Since I wrote that response, I have thought even more deeply about the question and have analyzed just how well I am actually following through with that task each day. After all, it's easy to say I believe these things to be what is most important each day, but actually "practicing what I preach" is really the challenge. Our family happens to be right in the middle of our busiest time of year: tax season (my husband is a tax accountant), club volleyball, comp baseball, preschool, and much more. It has not been easy to balance everything on a weekly and daily basis without losing sight of what matters most.

Finally, last week as I was driving home from St. George where my son had played in a baseball tournament, I had some time to really think. I was feeling an urgency to rush back to a volleyball tournament in Salt Lake my daughter was playing in (I just happen to be one of the coaches and felt doubly responsible to get there as quickly as I could), and the questions came to mind, Am I doing this right? Am I living what I really believe? I truly think that one of our greatest challenges at this time in the history of the world is just plain busyness. It keeps us from feeling grounded and at peace, and it keeps us from taking care of our most important functions each day if we are not careful.

I offered a silent prayer as I drove, asking God to help me remember each day what really matters and to not get sidetracked, promising I would work harder to sift through each day's demands and make sure my most important function preceded all else. Prayers like that often are followed closely by a test. And so, this morning, it came. A phone call to substitute teach at the elementary school. Something I love to do, something I need to do to keep certified, something that forces me to drop my children off to someone else for the day.
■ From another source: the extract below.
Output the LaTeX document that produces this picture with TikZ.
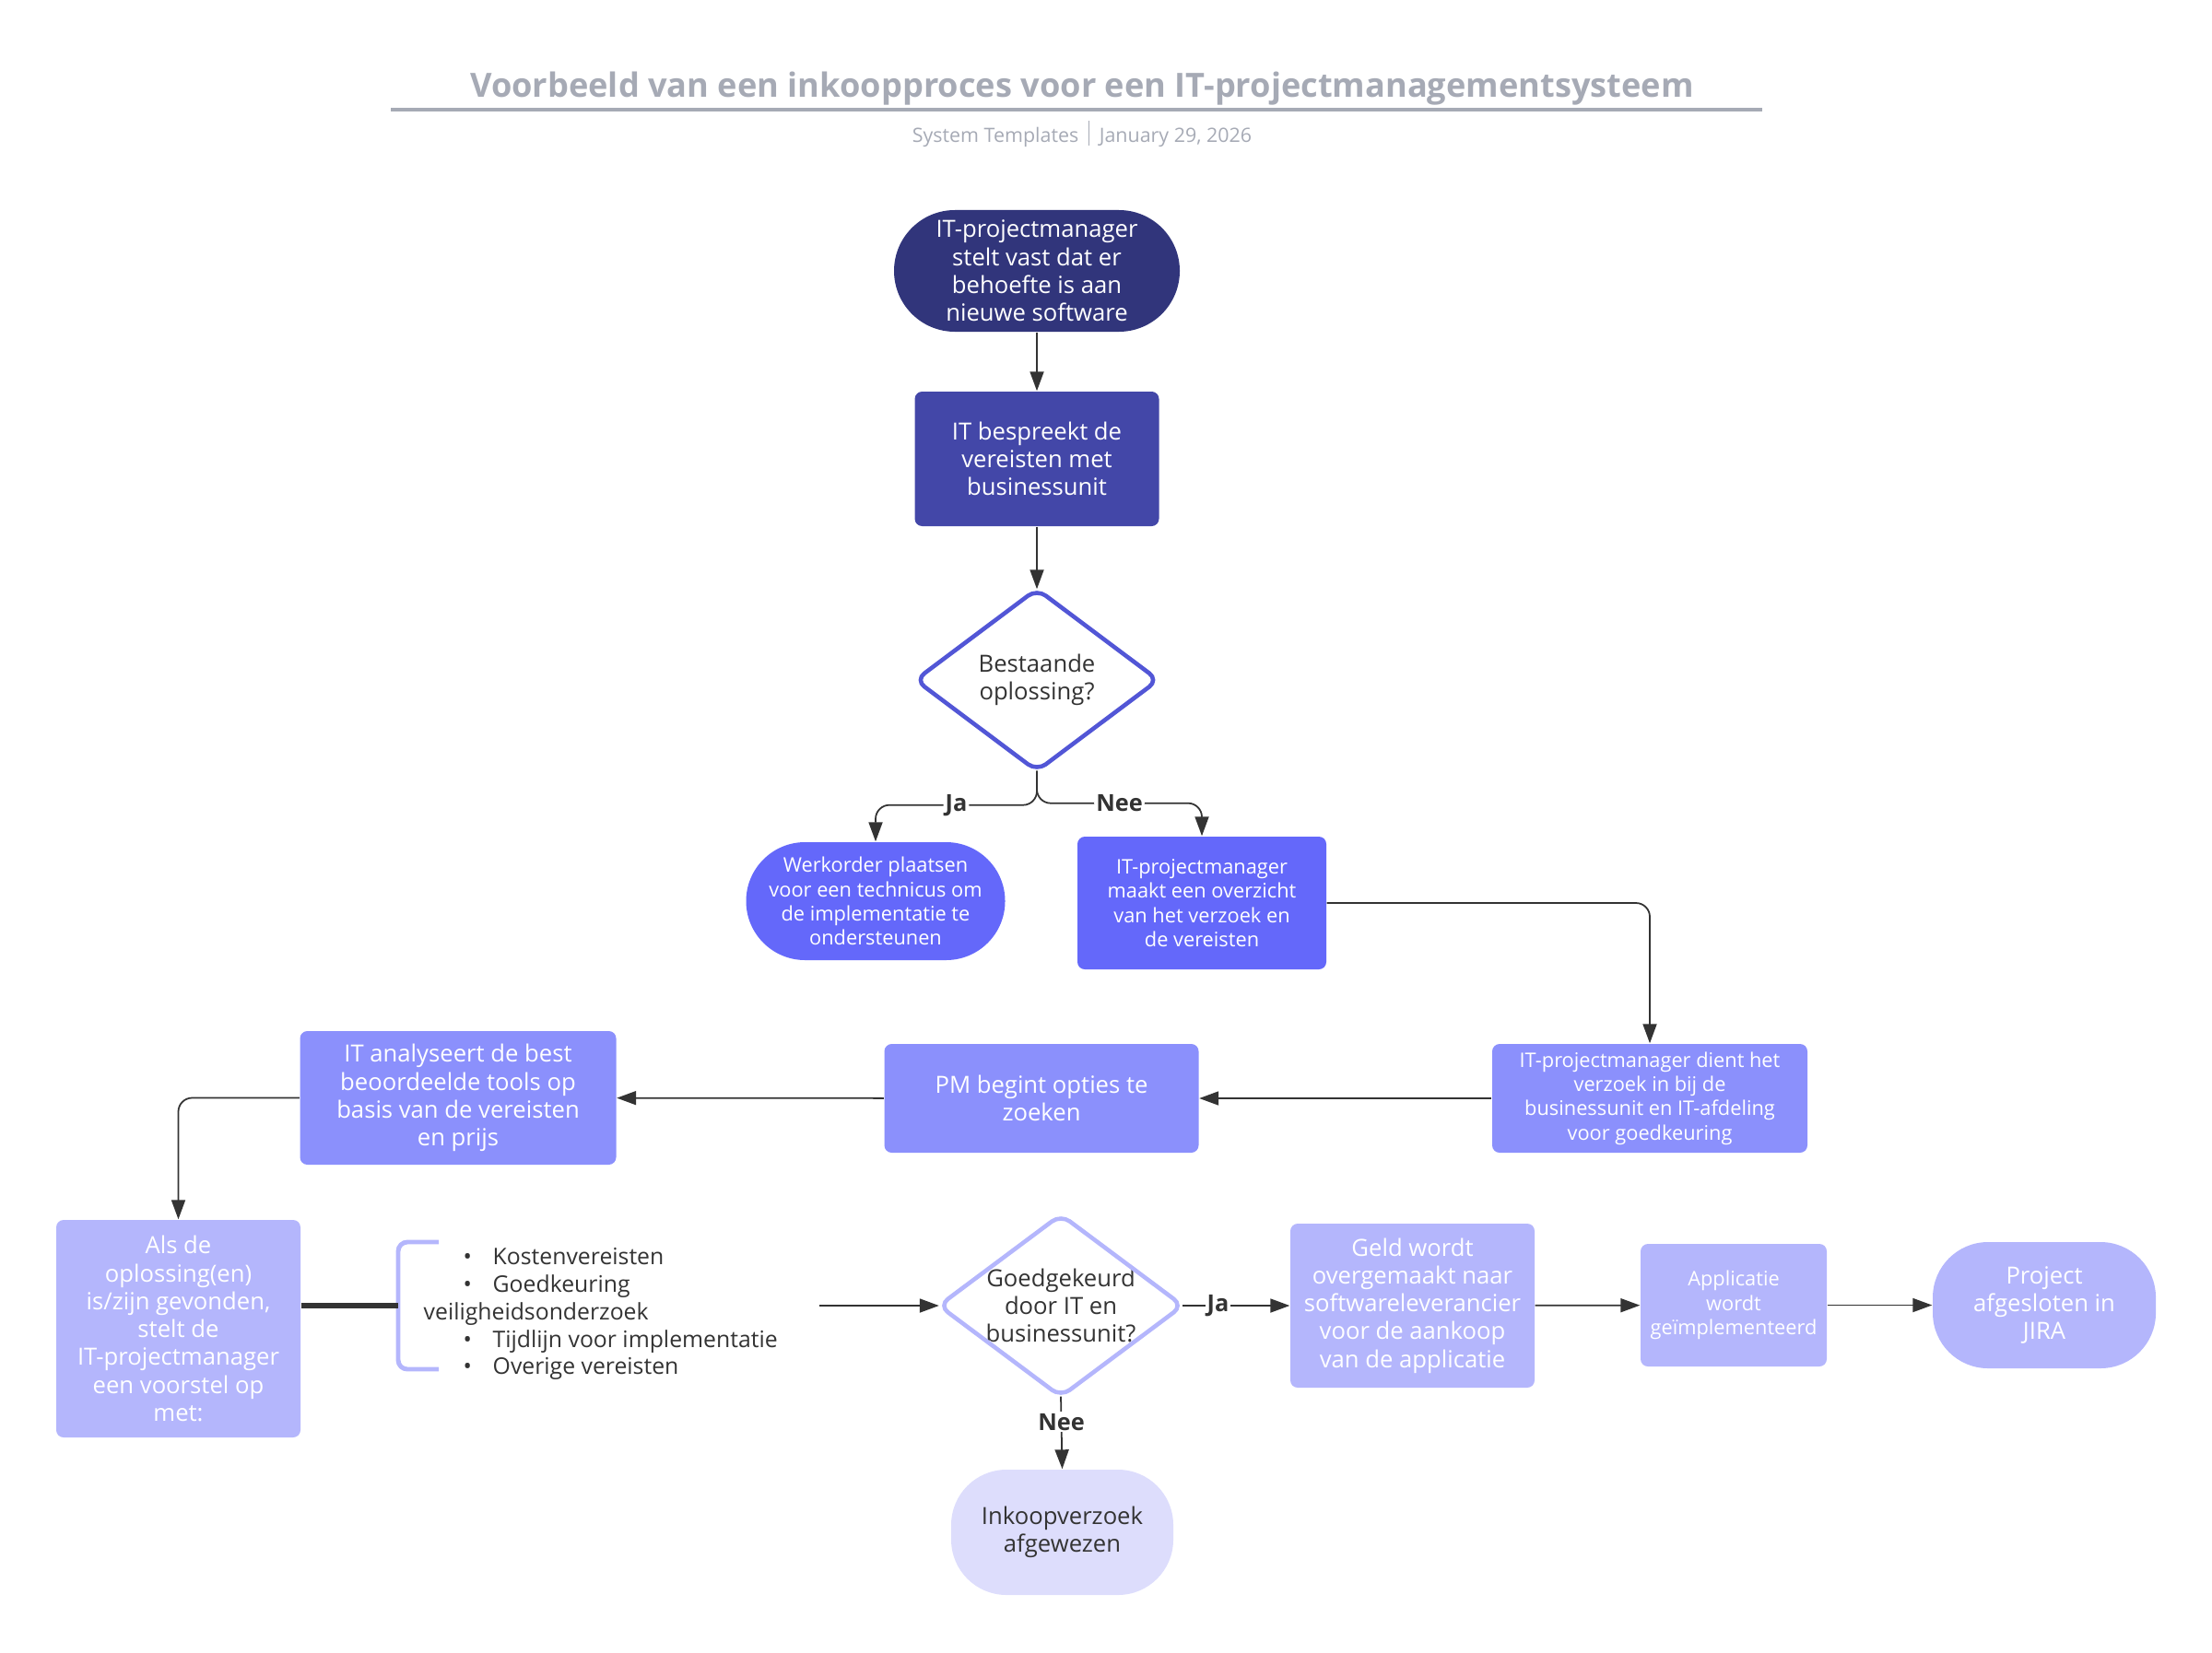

I told the caller I would try to find someone to take my kids so I could teach, but then I hung up the phone and I looked at my five-year-old, who was trying desperately to get his laundry put away so we could spend time together we had planned, and I knew in that moment what I had to do. I had to say no so I could perform my most important function today--letting my child know he was more important, following through with my promises to him.

It was not easy calling back and declining the offer because I wanted to help this person out. I even felt a tinge of guilt for not doing so, knowing it can be difficult to find a last-minute substitute. But when the phone call ended, and I grabbed my little guy's hand to go play a game with him, the feeling that overrode it all was . . . peace. And gratitude that I can choose.

Today, my most important function was staying home. Tomorrow it might be something else. But whatever each new day brings, it will always be to put my family first, to show my children and husband in every way possible that they are what matter most. If I can somehow do this, then I hope and believe I can look back someday with no regrets. And that is my goal.

2 comments:

Bryce & Charly said...

Hi. I just stumbled on your blog and had to post a comment on what you just wrote. I love hearing other mothers describe the way I feel and want to live and your comment reminded me that that is exactly what I want to strive for each day with my 4 young children....no regrets and everyday is precious!

Casey and Tami Parry Family said...

Your posts are always so uplifting and inspiring to me. They motivate me to work harder and become more. Thank you.